A Russian sales manager working for the automation division of power and process company Metso, apparently skimmed money off invoices and cycled the funds through several bank accounts and firms until they ended up in an offshore company he owned in Panama. The revelation came as Yle continued its coverage of Finnish individuals and companies mentioned in the Panama Papers data leak. Metso and the man have since parted ways.
Documents uncovered by Yle MOT’s journalist in the so-called Panama Papers indicate that a Russian sales manager working for Metso Automation had passed money from an offshore company he owned to Metso and then back to his own offshore company in a tax haven.
The Panama-registered company owned by the former Metso employee paid an invoice to Metso Automation in Finland via a Swiss bank account. According to the documents the invoice covered the cost of valves and commissions. The valves were sold to another Russian company.
When Metso Automation received the money the Russian company, it then sold the valves forward to a Swedish company headed up by another Russian man. As the deal progressed through the various stages, the price of the valves increased by nearly six-fold.

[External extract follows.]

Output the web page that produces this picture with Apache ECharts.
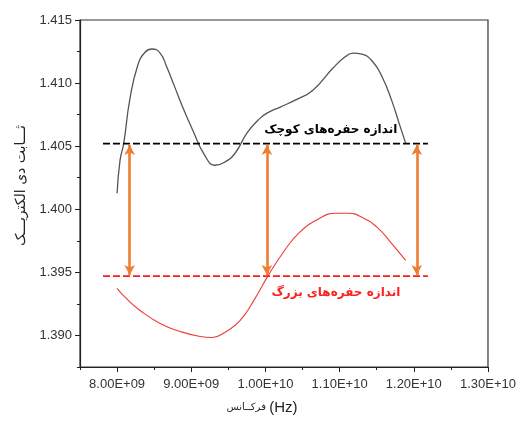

The Metso employee then skimmed the excess money off the deal and directed it to his company account in Panama. The documents indicated that the employee had engaged in similar transactions on several occasions.
Yle’s MOT programme asked Metso’s former SVP of Internal Audit to review the Panama Papers documents. He said that in his view the financial transactions exhibited clear signs of money laundering.
Shady deal overlooked by internal audit
An internal audit by Metso Automation failed to detect anything suspicious about the valve deals and did not intervene in the matter. Irregularities related to the transactions came to light when an MOT journalist asked the company to comment on the financial transfers for the programme. Metso Automation, in which the Finnish state holds a fifteen percent stake, then conducted an internal investigation upon hearing of the matter.
“We take this case very seriously,” said Metso chief financial officer Harri Nikunen.
According to Nikunen it is mainly the responsibility of the banks to review payments made to Metso, in other words the company does not itself analyse payments originating from countries known to be tax havens. However the company said that it does assess outbound payments to some 30 known tax havens.
“In principle payments from us to so-called tax havens are stopped and checked to see what they’re about,” the CFO added.
Employee let go for cooking books
Metso said that its internal investigation did not reveal any signs that the company itself had been engaged in any irregularities. On the other hand, it found that the Russian sales manager had orchestrated the entire affair. The company said that it also did not suffer financially from the shady deals. However the audit had been incriminating as far as the employee was concerned, it noted.
“The investigation revealed a possible conflict of interest situation, and in order to avoid it, the employment contract of the worker in question was terminated by mutual agreement,” Metso’s communications team told Yle.